Mordhau was built from the ground up almost exclusively with multiplayer melee in mind, so that afforded it the ability to do a bit more in the actual melee systems.
Regarding resource nodes only being harvestable once a day - that is not accurate. You can harvest them as many times as you want, but everything after the first will cost you some bronze coins, and use up a Requisition Token, an item you get through doing quests, in open world crates and other methods. As you mention, there is a harvesting tech tree you need to progress through, and as this XP is acquired through the act of harvesting, limiting it in some way is important.
On the issue of travel and food - it is only a problem if you do not manage the logistics correctly, and that is part of the gameplay, especially when it comes to a Territory War. You can very easily travel across the entire map with no food issues if you do a handful of things, though the map is larger than it looks and it would take some time.
As for it not being an MMO...while I understand this genre classification can be as misused as the Survival tag (New World for example was called a survival game by many which was entirely incorrect), calling CB an MMO is fairly reasonable, considering it has all of the expected content - quests, harvesting, crafting (this too is somewhat different than you suggest, there are even Diablo-style armor sets with set bonuses), territorial conquest gameplay with the owning of holdings by guilds/houses, surprisingly good PvE content, AI, and raid-like Expeditions or Bandit Camps complete with cut-scenes and bosses.

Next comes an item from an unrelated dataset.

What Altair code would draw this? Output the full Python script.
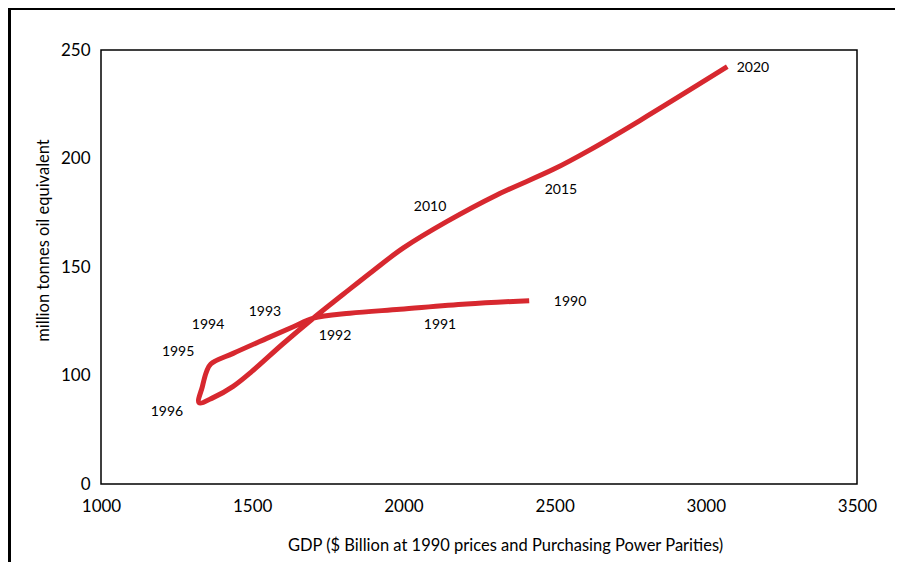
import altair as alt
import pandas as pd

# Trajectory of the curve, in drawing order
gdp = [2416, 2209, 1989, 1823, 1702, 1636, 1548, 1437, 1363, 1349, 1335, 1324,
       1371, 1437, 1500, 1600, 1702, 1800, 1900, 2000, 2143, 2309, 2496, 2617,
       2782, 3071]
energy = [134.5, 132.9, 130.5, 128.7, 126.4, 122.5, 117.1, 110.2, 105.3, 101.8, 94.8, 87.5,
          89.8, 95.0, 102.0, 114.4, 126.4, 137.3, 148.3, 158.8, 170.9, 183.2, 195.0, 204.0,
          217.5, 242.3]

# Year annotations
years = ["1990", "1991", "1992", "1993", "1994", "1995", "1996", "2010", "2015", "2020"]
year_gdp = [2551, 2121, 1774, 1542, 1354, 1255, 1218, 2088, 2521, 3156]
year_energy = [134.1, 123.3, 118.2, 129.3, 123.3, 110.8, 83.2, 177.6, 185.5, 241.7]

x_ticks = [1000, 1500, 2000, 2500, 3000, 3500]
y_ticks = [50, 100, 150, 200, 250]

W, H = 756, 434
PAD = {"left": 93, "top": 42, "right": 38, "bottom": 78}
FONT = "Lato"

curve_df = pd.DataFrame({"order": list(range(len(gdp))), "gdp": gdp, "energy": energy})
label_df = pd.DataFrame({"year": years, "gdp": year_gdp, "energy": year_energy})

x_scale = alt.Scale(domain=[1000, 3500], nice=False, zero=False)
y_scale = alt.Scale(domain=[50, 250], nice=False, zero=False)

x_enc = alt.X("gdp:Q", scale=x_scale,
              axis=alt.Axis(values=x_ticks, format="d", grid=False, ticks=False, tickSize=0,
                            domain=False, labelPadding=14, labelFontSize=17, labelFont=FONT,
                            labelColor="black", labelFlush=False, labelOverlap=False,
                            title="GDP ($ Billion at 1990 prices and Purchasing Power Parities)",
                            titleFont=FONT, titleFontSize=16.5, titleFontWeight="normal",
                            titleColor="black", titleX=404, titleY=61,
                            titleBaseline="middle"))
y_enc = alt.Y("energy:Q", scale=y_scale,
              axis=alt.Axis(values=y_ticks, grid=False, ticks=False, tickSize=0, domain=False,
                            labelPadding=11, labelFontSize=17, labelFont=FONT,
                            labelColor="black", labelFlush=False, labelOverlap=False,
                            labelExpr="datum.value == 50 ? '0' : datum.label",
                            title="million tonnes oil equivalent",
                            titleFont=FONT, titleFontSize=16.5, titleFontWeight="normal",
                            titleColor="black", titleX=-58, titleY=190,
                            titleBaseline="middle"))

line = alt.Chart(curve_df).mark_line(color="#d7282f", strokeWidth=5, interpolate="catmull-rom",
                                     strokeJoin="round", strokeCap="butt").encode(
    x=x_enc, y=y_enc, order="order:Q")

labels = alt.Chart(label_df).mark_text(font=FONT, fontSize=14, color="black").encode(
    x=alt.X("gdp:Q", scale=x_scale), y=alt.Y("energy:Q", scale=y_scale), text="year:N")

one = pd.DataFrame({"a": [0]})
frame_left = alt.Chart(one).mark_rule(color="black", strokeWidth=3).encode(
    x=alt.value(-91.5), y=alt.value(-42), y2=alt.value(H + PAD["bottom"]))
frame_top = alt.Chart(one).mark_rule(color="black", strokeWidth=3).encode(
    x=alt.value(-93), x2=alt.value(W + PAD["right"]), y=alt.value(-41.5))

chart = alt.layer(line, labels, frame_left, frame_top).properties(
    width=W, height=H, padding=PAD, autosize=alt.AutoSizeParams(type="none"),
    background="white"
).configure_view(stroke="black", strokeWidth=1.5)

chart.save("out.html", embed_options={"renderer": "svg", "actions": False})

As to it being Massively Multiplayer...one might quibble over scale, but right now there are almost 200 guilds or houses in game - the first 20 have between 20 and 80 members each, and the remaining 180 have between 1 and 20. There are also a lot of people not in houses as of yet. Do several thousand players quality a game as being an MMO? It is not WoW numbers to be sure, but I can tell you, in the last week, the world has become EXTREMELY populated, and at one point while sitting in the center of one of the NPC Capital cities I remarked on how much it reminded me of being in Lion's Arch in Guild Wars 2, it was so bustling with players.
For myself, I'm willing to accept the MMO designation, if not for the usual scale that implies, but the foundational content. On a Territory War night, where you have hundreds if not a few thousand players across a massive map fighting over land, it definitely feels massive. That's what matters to me, how a game feels - and right now, Conquerors's Blade feels pretty damn good.
No wonder huge threads bickering about the term still crops up all the time.
I don't think the terminology gymnastics makes a difference. MMO not an MMO. Fun is fun
I self identify as a monkey.
The terms are very conflated all the time, which is why I objected to the term. _I_ know that's not what they mean when they say it, but the term comes with baggage. That means potential players come in with a slight misconception of the game, which isn't good for business.
I'm right there with you on the point, though. RPG and MMO are not the same thing. But then, terms also change over time, too. I'd submit that Alpha, Beta, and Early Access don't mean what they once did, based on the way the terms are used in current projects.
w/r to the MMO, I agree. It's an MMO. I don't object on the grounds that I don't think it is. I object because a lot of people assume the RPG when you through in the MMO. Also, they assume a lot of specific mechanics and ideas that aren't really a part of "MMO" as a term, but have sort of grown into being a part of it colloquially. I think this is one of those cases where a game embraced the term, but it probably would have been better to not have used it when describing the game from a business sense.
Update: I just ran out of copper. I need to test, but I think it's charging you the basic rate for the daily yield, just like it does for requisitions. You just don't pay the additional tariff on that first one, but you still pay that base rate. It's not free.